In our growing up and in our marrying and in our living and in our dying

Last night I went to see Thornton Wilder's classic Our Town, produced by Chicago's famous Lookingglass Theatre Company. Our Town is one of my favorite plays; I think it is profound, moving, and thought-provoking. Some lesser folks don't get it. They are lesser folks.

I try not to be a person given to being star-struck, but one reason I was excited to see the play was that the lead character of George was being played by David Schwimmer, who started at this theater. I am a huge Friends fan, and though I do not think that his celebrity would actually add to the profundity of the play, I just thought it would be cool, especially because the performance was in a black box theater, and I was in the front row, which would mean that the actors would be a couple of feet away. Anyway, it would have added to the fun . . .

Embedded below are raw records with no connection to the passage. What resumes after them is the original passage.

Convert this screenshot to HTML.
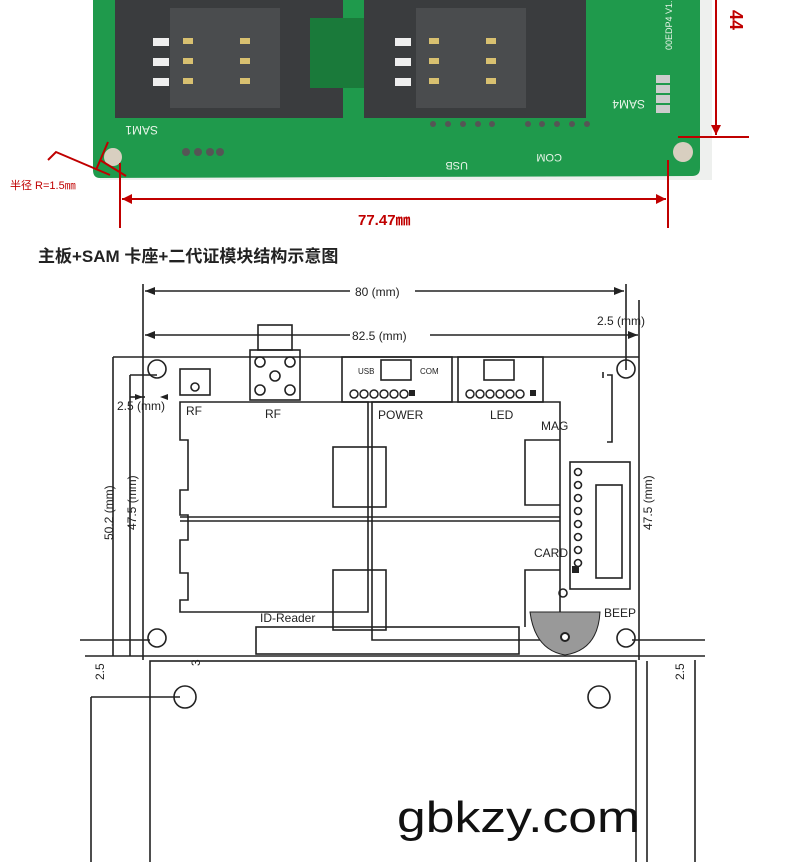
<!DOCTYPE html>
<html><head><meta charset="utf-8"><style>
body{margin:0;background:#fff;width:790px;height:862px;overflow:hidden}
svg{display:block}
text{font-family:"Liberation Sans","Noto Sans CJK SC",sans-serif}
</style></head><body>
<svg width="790" height="862" viewBox="0 0 790 862" xmlns="http://www.w3.org/2000/svg">
<rect x="100" y="0" width="612" height="180" fill="#eef0ee"/>
<path d="M93 0 H700 V168 Q700 176 692 176 L100 178 Q93 178 93 170 Z" fill="#1f9a4c"/>
<rect x="115" y="0" width="228" height="118" fill="#3a3c3e"/>
<rect x="170" y="8" width="110" height="100" fill="#4a4c4e"/>
<rect x="364" y="0" width="222" height="118" fill="#3a3c3e"/>
<rect x="416" y="8" width="110" height="100" fill="#4a4c4e"/>
<g fill="#d8c070"><rect x="183" y="38" width="10" height="6"/><rect x="183" y="58" width="10" height="6"/><rect x="183" y="78" width="10" height="6"/>
<rect x="240" y="38" width="10" height="6"/><rect x="240" y="58" width="10" height="6"/><rect x="240" y="78" width="10" height="6"/>
<rect x="429" y="38" width="10" height="6"/><rect x="429" y="58" width="10" height="6"/><rect x="429" y="78" width="10" height="6"/>
<rect x="486" y="38" width="10" height="6"/><rect x="486" y="58" width="10" height="6"/><rect x="486" y="78" width="10" height="6"/></g>
<g fill="#eee"><rect x="153" y="38" width="16" height="8"/><rect x="153" y="58" width="16" height="8"/><rect x="153" y="78" width="16" height="8"/>
<rect x="395" y="38" width="16" height="8"/><rect x="395" y="58" width="16" height="8"/><rect x="395" y="78" width="16" height="8"/></g>
<rect x="310" y="18" width="54" height="70" fill="#1a7a3a"/>
<text x="128" y="134" font-size="12" fill="#e8f4e8" transform="rotate(180 143 130)">SAM1</text>
<text x="625" y="108" font-size="12" fill="#e8f4e8" transform="rotate(180 635 104)">SAM4</text>
<text x="448" y="170" font-size="11" fill="#e8f4e8" transform="rotate(180 458 166)">USB</text>
<text x="540" y="162" font-size="11" fill="#e8f4e8" transform="rotate(180 551 158)">COM</text>
<g fill="#555"><circle cx="433" cy="124" r="3"/><circle cx="448" cy="124" r="3"/><circle cx="463" cy="124" r="3"/><circle cx="478" cy="124" r="3"/><circle cx="492" cy="124" r="3"/>
<circle cx="528" cy="124" r="3"/><circle cx="542" cy="124" r="3"/><circle cx="557" cy="124" r="3"/><circle cx="572" cy="124" r="3"/><circle cx="587" cy="124" r="3"/>
<circle cx="186" cy="152" r="4"/><circle cx="198" cy="152" r="4"/><circle cx="210" cy="152" r="4"/><circle cx="220" cy="152" r="4"/></g>
<g fill="#ccc"><rect x="656" y="75" width="14" height="8"/><rect x="656" y="85" width="14" height="8"/><rect x="656" y="95" width="14" height="8"/><rect x="656" y="105" width="14" height="8"/></g>
<text x="672" y="50" font-size="9" fill="#e8f4e8" transform="rotate(-90 672 50)">00EDP4 V1.</text>
<circle cx="113" cy="157" r="9" fill="#d8cfc0"/>
<circle cx="683" cy="152" r="10" fill="#d8cfc0"/>
<g stroke="#c00000" stroke-width="2" fill="none">
<line x1="716" y1="0" x2="716" y2="135"/><line x1="678" y1="137" x2="749" y2="137"/>
<line x1="120" y1="163" x2="120" y2="228"/><line x1="668" y1="160" x2="668" y2="228"/>
<line x1="122" y1="199" x2="666" y2="199"/>
<polyline points="48,160 56,152 110,175"/>
<line x1="100" y1="160" x2="126" y2="176"/><line x1="96" y1="170" x2="108" y2="142"/>
</g>
<g fill="#c00000"><polygon points="716,135 711,125 721,125"/><polygon points="122,199 132,194 132,204"/><polygon points="666,199 656,194 656,204"/></g>
<text x="358" y="225" font-size="15" fill="#c00000" font-weight="bold">77.47㎜</text>
<text x="10" y="189" font-size="11" fill="#c00000">半径 R=1.5㎜</text>
<text x="740" y="20" font-size="18" fill="#c00000" font-weight="bold" transform="rotate(90 740 10)">44</text>
<text x="38" y="262" font-size="17" font-weight="bold" fill="#222" font-family="Liberation Serif,Noto Serif CJK SC,serif">主板+SAM 卡座+二代证模块结构示意图</text>
<g stroke="#222" stroke-width="1.6" fill="none">
<line x1="143" y1="284" x2="143" y2="660"/><line x1="626" y1="284" x2="626" y2="370"/>
<line x1="145" y1="291" x2="350" y2="291"/><line x1="415" y1="291" x2="624" y2="291"/>
<line x1="145" y1="335" x2="350" y2="335"/><line x1="430" y1="335" x2="638" y2="335"/>
<line x1="639" y1="300" x2="639" y2="660"/>
<line x1="113" y1="357" x2="639" y2="357"/>
<line x1="113" y1="357" x2="113" y2="656"/><line x1="130" y1="375" x2="130" y2="656"/>
<line x1="130" y1="375" x2="157" y2="375"/>
<circle cx="157" cy="369" r="9"/><circle cx="626" cy="369" r="9"/><circle cx="157" cy="638" r="9"/><circle cx="626" cy="638" r="9"/>
<rect x="180" y="369" width="30" height="26"/><circle cx="195" cy="387" r="4"/>
<rect x="258" y="325" width="34" height="25"/><rect x="250" y="350" width="50" height="50"/>
<circle cx="260" cy="362" r="5"/><circle cx="290" cy="362" r="5"/><circle cx="275" cy="376" r="5"/><circle cx="260" cy="390" r="5"/><circle cx="290" cy="390" r="5"/>
<rect x="342" y="357" width="110" height="45"/><rect x="458" y="357" width="85" height="45"/>
<rect x="381" y="360" width="30" height="20"/><rect x="484" y="360" width="30" height="20"/>
<path d="M180 402 H368 V612 H180 V600 H188 V573 H180 V540 H188 V515 H180 V490 H188 V440 H180 Z"/>
<path d="M372 402 H560 V640 H372 Z"/>
<path d="M180 517 H560"/><path d="M180 521 H560"/>
<rect x="333" y="447" width="53" height="60"/><rect x="333" y="570" width="53" height="60"/>
<path d="M560 440 H525 V505 H560"/><path d="M560 570 H525 V627"/>
<rect x="570" y="462" width="60" height="127"/><rect x="596" y="485" width="26" height="93"/>
<circle cx="578" cy="472" r="3.5"/><circle cx="578" cy="485" r="3.5"/><circle cx="578" cy="498" r="3.5"/><circle cx="578" cy="511" r="3.5"/><circle cx="578" cy="524" r="3.5"/><circle cx="578" cy="537" r="3.5"/><circle cx="578" cy="550" r="3.5"/><circle cx="578" cy="563" r="3.5"/>
<path d="M603 372 V378 M607 375 H612 V442 H607"/>
<circle cx="563" cy="593" r="4"/>
<rect x="256" y="627" width="263" height="27"/>
<line x1="85" y1="656" x2="705" y2="656"/>
<rect x="150" y="661" width="486" height="205"/>
<circle cx="185" cy="697" r="11"/><circle cx="599" cy="697" r="11"/>
<line x1="91" y1="697" x2="180" y2="697"/><line x1="91" y1="697" x2="91" y2="862"/>
<line x1="647" y1="661" x2="647" y2="862"/><line x1="695" y1="660" x2="695" y2="862"/>
<line x1="80" y1="640" x2="150" y2="640"/><line x1="632" y1="640" x2="705" y2="640"/>
<line x1="130" y1="397" x2="145" y2="397"/>
</g>
<g fill="#222">
<polygon points="145,291 155,287 155,295"/><polygon points="624,291 614,287 614,295"/>
<polygon points="145,335 155,331 155,339"/><polygon points="638,335 628,331 628,339"/>
<polygon points="143,397 135,394 135,400"/><polygon points="160,397 168,394 168,400"/>
</g>
<path d="M530 612 H600 Q598 650 565 655 Q535 650 530 612 Z" fill="#999" stroke="#222"/>
<circle cx="565" cy="637" r="4" fill="#fff" stroke="#222" stroke-width="2"/>
<rect x="572" y="566" width="7" height="7" fill="#222"/>
<rect x="409" y="390" width="6" height="6" fill="#222"/><rect x="530" y="390" width="6" height="6" fill="#222"/>
<g fill="none" stroke="#222" stroke-width="1.5">
<circle cx="354" cy="394" r="4"/><circle cx="364" cy="394" r="4"/><circle cx="374" cy="394" r="4"/><circle cx="384" cy="394" r="4"/><circle cx="394" cy="394" r="4"/><circle cx="404" cy="394" r="4"/>
<circle cx="470" cy="394" r="4"/><circle cx="480" cy="394" r="4"/><circle cx="490" cy="394" r="4"/><circle cx="500" cy="394" r="4"/><circle cx="510" cy="394" r="4"/><circle cx="520" cy="394" r="4"/>
</g>
<g font-size="12" fill="#222">
<text x="355" y="296">80 (mm)</text>
<text x="352" y="340">82.5 (mm)</text>
<text x="597" y="325">2.5 (mm)</text>
<text x="117" y="410">2.5 (mm)</text>
<text x="186" y="415">RF</text><text x="265" y="418">RF</text>
<text x="378" y="419">POWER</text><text x="490" y="419">LED</text>
<text x="541" y="430">MAG</text><text x="534" y="557">CARD</text>
<text x="260" y="622">ID-Reader</text><text x="604" y="617">BEEP</text>
<text x="358" y="374" font-size="8">USB</text><text x="420" y="374" font-size="8">COM</text>
<text x="113" y="540" transform="rotate(-90 113 540)">50.2 (mm)</text>
<text x="136" y="530" transform="rotate(-90 136 530)">47.5 (mm)</text>
<text x="652" y="530" transform="rotate(-90 652 530)">47.5 (mm)</text>
<text x="104" y="680" transform="rotate(-90 104 680)">2.5</text>
<text x="684" y="680" transform="rotate(-90 684 680)">2.5</text>
<text x="200" y="666" transform="rotate(-90 200 666)">3</text>
</g>
<text x="397" y="832" font-size="44" fill="#111" textLength="243" lengthAdjust="spacingAndGlyphs">gbkzy.com</text>
</svg>
</body></html>
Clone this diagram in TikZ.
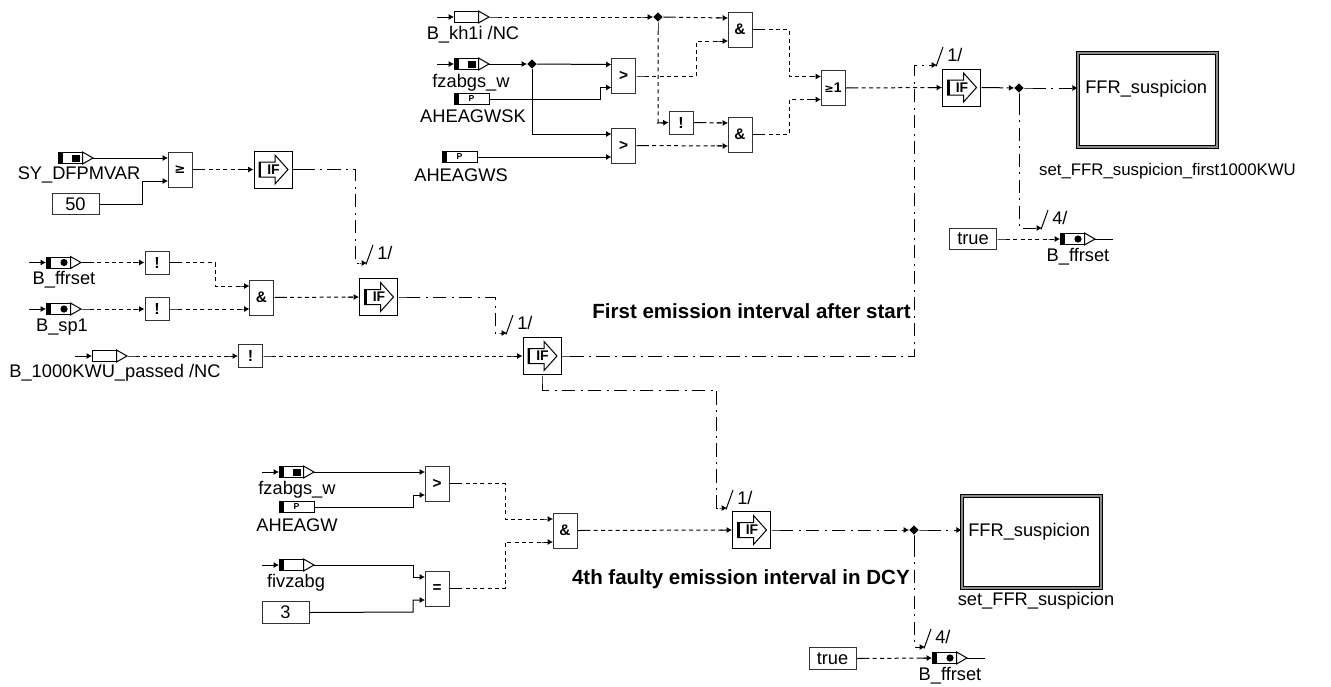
\documentclass[tikz,border=0pt]{standalone}
\usepackage{fontspec}
\setmainfont{Liberation Sans}
\newfontfamily\symfont{DejaVu Sans}
\usetikzlibrary{arrows.meta,shapes.geometric}
\tikzset{
  wire/.style={line width=.75pt},
  num/.style={wire,-{Latex[length=4pt,width=4.5pt]}},
  bool/.style={wire,dash pattern=on 3pt off 2.5pt,{Rectangle[length=7pt,width=.75pt]}-{Rectangle[length=5pt,width=.75pt]Latex[length=4pt,width=4.5pt]}},
  act/.style={wire,dash pattern=on 10pt off 4pt on 1.5pt off 4pt,{Rectangle[length=7pt,width=.75pt]}-{Rectangle[length=2pt,width=.75pt]Latex[length=4pt,width=4.5pt]}},
  gatebox/.style={draw=black!80,line width=.75pt,fill=white,minimum width=18pt,minimum height=26.25pt,inner sep=0pt,font=\fontsize{11.5}{11.5}\selectfont\bfseries},
  notbox/.style={draw=black!80,line width=.75pt,fill=white,minimum width=18pt,minimum height=17.25pt,inner sep=0pt,font=\fontsize{12}{12}\selectfont\bfseries},
  ifbox/.style={draw=black,line width=.75pt,fill=white,minimum width=28.5pt,minimum height=27.75pt,inner sep=0pt},
  portbody/.style={draw=black,line width=.75pt,fill=white,minimum width=18pt,minimum height=8.25pt,inner sep=0pt},
  parbody/.style={draw=black,line width=.75pt,fill=white,minimum width=26.25pt,minimum height=8.25pt,inner sep=0pt},
  constbox/.style={draw=black!80,line width=.75pt,fill=white,minimum width=35.25pt,minimum height=16pt,inner sep=0pt,font=\fontsize{13.7}{13.7}\selectfont},
  lab/.style={inner sep=0pt,font=\fontsize{13.7}{13.7}\selectfont},
  smalllab/.style={inner sep=0pt,font=\fontsize{12.6}{12.6}\selectfont},
  heading/.style={inner sep=0pt,font=\fontsize{15.4}{15.4}\selectfont\bfseries},
  block/.style={draw=black,line width=.6pt,double=black!45,double distance=1.5pt,fill=white,inner sep=0pt},
  junction/.style={diamond,aspect=1,fill=black,inner sep=0pt,minimum size=7pt},
}
\newcommand{\sigport}[3]{%
  \node[portbody] (#1) at (#2+12,#3) {};
  \coordinate (#1-in) at (#2,#3);
  \coordinate (#1-out) at (#2+35,#3);
  \coordinate (#1-src) at (#2-17,#3);
  \draw[line width=.75pt,fill=white] (#1.north east) -- (#1-out) -- (#1.south east) -- cycle;}
\newcommand{\pband}[2]{\fill (#1,#2-5.5) rectangle (#1+5,#2+5.5);}
\newcommand{\psq}[2]{\fill (#1+14,#2-3.5) rectangle (#1+21.5,#2+3.5);}
\newcommand{\pdot}[2]{\fill (#1+18,#2) circle (3.6);}
\newcommand{\parport}[3]{%
  \node[parbody] (#1) at (#2+17.5,#3) {};
  \coordinate (#1-out) at (#2+35,#3);
  \pband{#2}{#3}
  \node[inner sep=0pt,font=\fontsize{6.5}{6.5}\selectfont\bfseries] (#1-p) at (#2+17.5,#3) {P};}
\newcommand{\gate}[4]{%
  \node[gatebox] (#1) at (#2,#3) {#4};
  \coordinate (#1-a) at (#2-12,#3-11.5);
  \coordinate (#1-b) at (#2-12,#3+11.5);}
\newcommand{\ifblock}[3]{%
  \node[ifbox] (#1) at (#2,#3) {};
  \draw[line width=.75pt,fill=white] (#2-14,#3-7.5) -- (#2+2,#3-7.5) -- (#2+2,#3-14.5) -- (#2+15,#3) -- (#2+2,#3+14.5) -- (#2+2,#3+7.5) -- (#2-14,#3+7.5) -- cycle;
  \draw[line width=1.5pt] (#2-13,#3-7.5) -- (#2-13,#3+7.5);
  \node[inner sep=0pt,font=\fontsize{10.5}{10.5}\selectfont\bfseries] (#1-t) at (#2+0.5,#3) {IF};}
\newcommand{\ctl}[4]{%
  \coordinate (#1) at (#2,#3);
  \draw[line width=.75pt] (#2-1,#3+1.5) -- (#2+6,#3-18);
  \node[inner sep=0pt,anchor=west,font=\fontsize{13.7}{13.7}\selectfont] (#1-t) at (#2+10,#3-10) {#4};}
\begin{document}
\begin{tikzpicture}[x=.75pt,y=-.75pt]
\useasboundingbox (0,0) rectangle (1331,686);
% ---------- top logic
\sigport{kh}{454}{17}
\sigport{fzt}{454}{64} \pband{454}{64} \psq{454}{64}
\parport{ask}{454}{99}
\parport{asw}{442}{157}
\node[lab] (lkh) at (473,35) {B\_kh1i /NC};
\node[lab] (lfzt) at (471,83) {fzabgs\_w};
\node[lab] (lask) at (473,116) {AHEAGWSK};
\node[lab] (lasw) at (461,175) {AHEAGWS};
\gate{gt1}{623.5}{76}{>}
\gate{gt2}{623.5}{145.5}{>}
\gate{and1}{740}{29.5}{\&}
\gate{and2}{740}{134.5}{\&}
\gate{or1}{833}{88}{{\symfont\fontsize{8.5}{8.5}\selectfont ≥}{\fontsize{10.5}{10.5}\selectfont 1}}
\node[notbox] (not3) at (681,122.5) {!};
\ifblock{ifa}{961.5}{87.5}
\node[junction] (j1) at (658,17) {};
\node[junction] (j2) at (532,64) {};
\node[junction] (j3) at (1019,88) {};
\draw[num] (kh-src) -- (kh-in);
\draw[num] (fzt-src) -- (fzt-in);
\draw[bool] (kh-out) -- (j1);
\draw[bool] (j1) -- (and1-a);
\draw[bool] (j1) -- (658,123) -- (not3.west);
\draw[num] (fzt-out) -- (j2);
\draw[num] (j2) -- (gt1-a);
\draw[num] (j2) -- (532,134) -- (gt2-a);
\draw[num] (ask-out) -- (600,99) -- (600,87.5) -- (gt1-b);
\draw[num] (asw-out) -- (gt2-b);
\draw[bool] (gt1.east) -- (696,76) -- (696,41) -- (and1-b);
\draw[bool] (not3.east) -- (and2-a);
\draw[bool] (gt2.east) -- (and2-b);
\draw[bool] (and1.east) -- (789,29.5) -- (789,76.5) -- (or1-a);
\draw[bool] (and2.east) -- (789,134.5) -- (789,99.5) -- (or1-b);
\draw[bool] (or1.east) -- (ifa.west);
\draw[act] (ifa.east) -- (j3);
% ---------- output block 1
\node[block,minimum width=104pt,minimum height=70.5pt] (fb1) at (1147.5,100) {};
\node[lab,anchor=west] (fb1t) at (1085,89) {FFR\_suspicion};
\draw[act] (j3) -- (fb1.west |- j3);
\node[smalllab] (fb1l) at (1167.5,171) {set\_FFR\_suspicion\_first1000KWU};
\node[constbox] (tr1) at (973,239) {true};
\sigport{out1}{1060}{239} \pband{1060}{239} \pdot{1060}{239}
\coordinate (out1-end) at (1113,239);
\node[lab] (lout1) at (1078,257) {B\_ffrset};
\draw[bool] (tr1.east) -- (out1-in);
\draw[wire] (out1-out) -- (out1-end);
\ctl{c4a}{1042}{228}{4/}
\draw[act] (j3) -- (1019,228) -- (c4a);
% ---------- left logic
\sigport{sy}{58}{158} \pband{58}{158} \psq{58}{158}
\node[lab] (lsy) at (79,175) {SY\_DFPMVAR};
\node[constbox] (k50) at (75.5,204) {50};
\gate{ge}{180}{169.5}{{\symfont\fontsize{10}{10}\selectfont ≥}}
\ifblock{ifb}{273}{169.5}
\draw[num] (sy-out) -- (ge-a);
\draw[num] (k50.east) -- (142,204) -- (142,181) -- (ge-b);
\draw[bool] (ge.east) -- (ifb.west);
\sigport{ff}{46}{262.5} \pband{46}{262.5} \pdot{46}{262.5}
\node[lab] (lff) at (64,280) {B\_ffrset};
\sigport{sp}{46}{309} \pband{46}{309} \pdot{46}{309}
\node[lab] (lsp) at (62,327) {B\_sp1};
\node[notbox] (not1) at (157,262.5) {!};
\node[notbox] (not2) at (157,309) {!};
\gate{and3}{261.5}{297.5}{\&}
\ifblock{ifc}{378.5}{297}
\draw[num] (ff-src) -- (ff-in);
\draw[num] (sp-src) -- (sp-in);
\draw[bool] (ff-out) -- (not1.west);
\draw[bool] (sp-out) -- (not2.west);
\draw[bool] (not1.east) -- (215,262.5) -- (215,286) -- (and3-a);
\draw[bool] (not2.east) -- (and3-b);
\draw[bool] (and3.east) -- (ifc.west);
\ctl{c1b}{367}{263}{1/}
\draw[act] (ifb.east) -- (355,169.5) -- (355,263) -- (c1b);
\sigport{pas}{92}{356}
\node[lab] (lpas) at (115,373) {B\_1000KWU\_passed /NC};
\draw[num] (pas-src) -- (pas-in);
\node[notbox] (not4) at (250.5,356) {!};
\draw[bool] (pas-out) -- (not4.west);
\ifblock{ifd}{542}{356}
\draw[bool] (not4.east) -- (ifd.west);
\ctl{c1c}{507}{333}{1/}
\draw[act] (ifc.east) -- (495,297) -- (495,333) -- (c1c);
\ctl{c1a}{937}{65}{1/}
\draw[act] (ifd.east) -- (914.5,356) -- (914.5,65) -- (c1a);
\node[heading,anchor=east] (h1) at (911,311) {First emission interval after start};
% ---------- lower logic
\sigport{fzb}{279}{472} \pband{279}{472} \psq{279}{472}
\node[lab] (lfzb) at (297,490) {fzabgs\_w};
\parport{agw}{279}{507}
\node[lab] (lagw) at (297,525) {AHEAGW};
\sigport{fiv}{279}{565} \pband{279}{565}
\node[lab] (lfiv) at (296,583) {fivzabg};
\node[constbox] (k3) at (285.5,612.5) {3};
\gate{gt3}{437}{483.5}{>}
\gate{eq}{437}{588.5}{=}
\gate{and4}{565}{530.5}{\&}
\ifblock{ife}{751.5}{530}
\draw[num] (fzb-src) -- (fzb-in);
\draw[num] (fiv-src) -- (fiv-in);
\draw[num] (fzb-out) -- (gt3-a);
\draw[num] (agw-out) -- (413,507) -- (413,495) -- (gt3-b);
\draw[num] (fiv-out) -- (413,565) -- (413,577) -- (eq-a);
\draw[num] (k3.east) -- (413,612) -- (413,600) -- (eq-b);
\draw[bool] (gt3.east) -- (505,483.5) -- (505,519) -- (and4-a);
\draw[bool] (eq.east) -- (505,588.5) -- (505,542) -- (and4-b);
\draw[bool] (and4.east) -- (ife.west);
\ctl{c1d}{727}{508}{1/}
\draw[act] (ifd.south) -- (542,390) -- (716.5,390) -- (716.5,508) -- (c1d);
\node[heading,anchor=east] (h2) at (910,579) {4th faulty emission interval in DCY};
\node[junction] (j4) at (914,530) {};
\draw[act] (ife.east) -- (j4);
\node[block,minimum width=104pt,minimum height=69pt] (fb2) at (1031.5,542) {};
\node[lab,anchor=west] (fb2t) at (968,532) {FFR\_suspicion};
\draw[act] (j4) -- (fb2.west |- j4);
\node[lab] (fb2l) at (1036,601) {set\_FFR\_suspicion};
\node[constbox] (tr2) at (832.5,658.5) {true};
\sigport{out2}{932}{658} \pband{932}{658} \pdot{932}{658}
\coordinate (out2-end) at (985,658);
\node[lab] (lout2) at (950,676) {B\_ffrset};
\draw[bool] (tr2.east) -- (out2-in);
\draw[wire] (out2-out) -- (out2-end);
\ctl{c4b}{925}{647}{4/}
\draw[act] (j4) -- (914,647) -- (c4b);
\end{tikzpicture}
\end{document}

However . . . the character of George was played last night by Schwimmer's understudy. That wall of disappointment hit hard, especially since all reviews had raved about Schwimmer's performance.

However . . . the understudy did a great job. In fact, the whole play was wonderful, and as I always am, I was powerfully moved by this wonderul piece of American brilliance. One amazing aspect of the production was the set. While anyone who knows Our Town understands that the play utilizes no set and no props, this production took this idea to another level. Hanging from the ceiling of the theater were all the props and sets that should have been. In other words, the ceiling was populated by chairs, dressers, tables, doors, lamps, and yes, coffins. Such a small touch made a huge difference in the power fo the play.

Another reason I loved seeing this performance was that it made me nostalgic. My final year at BHS represented the pinnacle of my play-directing career, and the acting that I witnessed from high school students blew me away. Last night as I watched professional actors tackle this most complicated of dramatic literature, I thought that many of the performances from the BHS production were as good if not better than the Lookingglass production. And the Lookingglass production was excellent.

But I realized the profound talent that I had the privilege to direct when I worked in Brainerd, and so I felt reminiscent and proud.